Unfortunately, a state of tribal warfare forced Marquette to abandon the Lake Superior mission and return to the Michillimakinac (Makinac) region. While Jolliet went back to Québec, the missionary chose Manitoulin Island as the site for the founding of the Saint-Ignace mission in late July 1671.

Where Does the Mississippi Go?

Louis Jolliet was apparently the one whose arguments transformed Jacques Marquette’s evangelization project into an official expedition to follow the Mississippi. When he left Québec on October 5 or 6, 1673, Jolliet was in possession of a letter authorizing the missionary to accompany him in the search for the source of the Mississippi. On December 8, Jolliet arrived at the Saint-Ignace mission, which in the meantime had been moved to Michillimakinac. Marquette wrote that he bore “the orders of the Count de Frontenac Our Governor and of Mr. Talon, our Intendant, to venture upon this Exploration with me. I was the more delighted at this Good news, in that I beheld my designs coming to fruition […]”

The two men set out on May 17 with a crew of five and two canoes. They crossed the Straits of Michillimakinac, and then skirted Green Bay (Baie des Puants) west of Lake Michigan. There they met with the Menominee, who exhorted them to go no further. Marquette and Jolliet continued nonetheless on their route to the west via Fox River. A portage brought them to the Meskousing (Wisconsin) river, which took them to the Mississippi, which they entered on June 17.

Continuing to the south, they saw the Missouri first, then the Ohio, and for more than 450 kilometres, the banks washed by the Mississippi. They were now convinced that by keeping west they would reach California and the “Vermilion Sea” (Pacific Ocean), and that by moving south they would come to the Gulf of Mexico. But they were to go no further: as Marquette wrote, “We felt that we were exposing ourselves to losing the fruit of this voyage, of which we could publish no knowledge were we to fall into the hands of the Spaniards, who no doubt would have held us captive, at the least”. The voyage back began in mid-July. The group left the village of the “Akensae” following the direction of the Mississippi. They travelled northeast on the Illinois River as far as Lake Michigan and Green Bay.

Death in the Forest

The discovery of the Mississippi was a comfort to Jacques Marquette in his desire to extend the influence of the missionaries to the west and south. In October 1674 he left Green Bay to found a mission among the Illinois, whom he and Jolliet were the first Europeans to have visited.

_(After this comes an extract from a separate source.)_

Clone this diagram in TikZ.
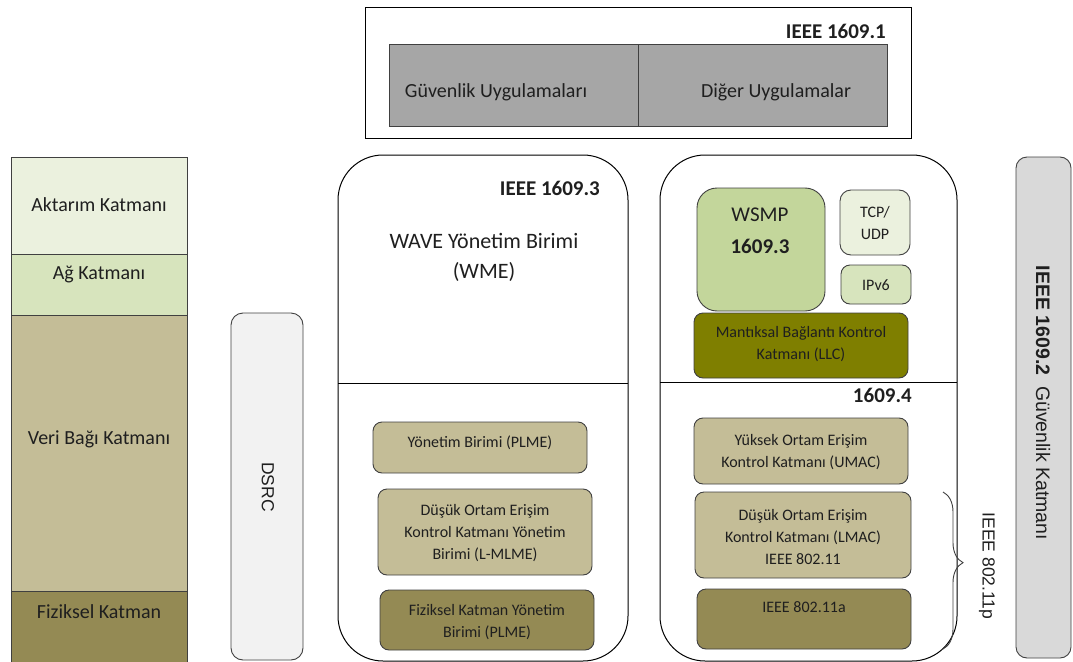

In December, his health obliged him to stop at Chicago, from which he set out again on March 30, 1675. On April 8, he halted at a village where he founded the mission of the Immaculate Conception of the Blessed Virgin. Jacques Marquette died the following May 18 “in the midst of the forest”, near the present-day city of Luddington, Michigan. He was 38 years old. A year later, his remains were exhumed and conveyed to the Saint-Ignace mission.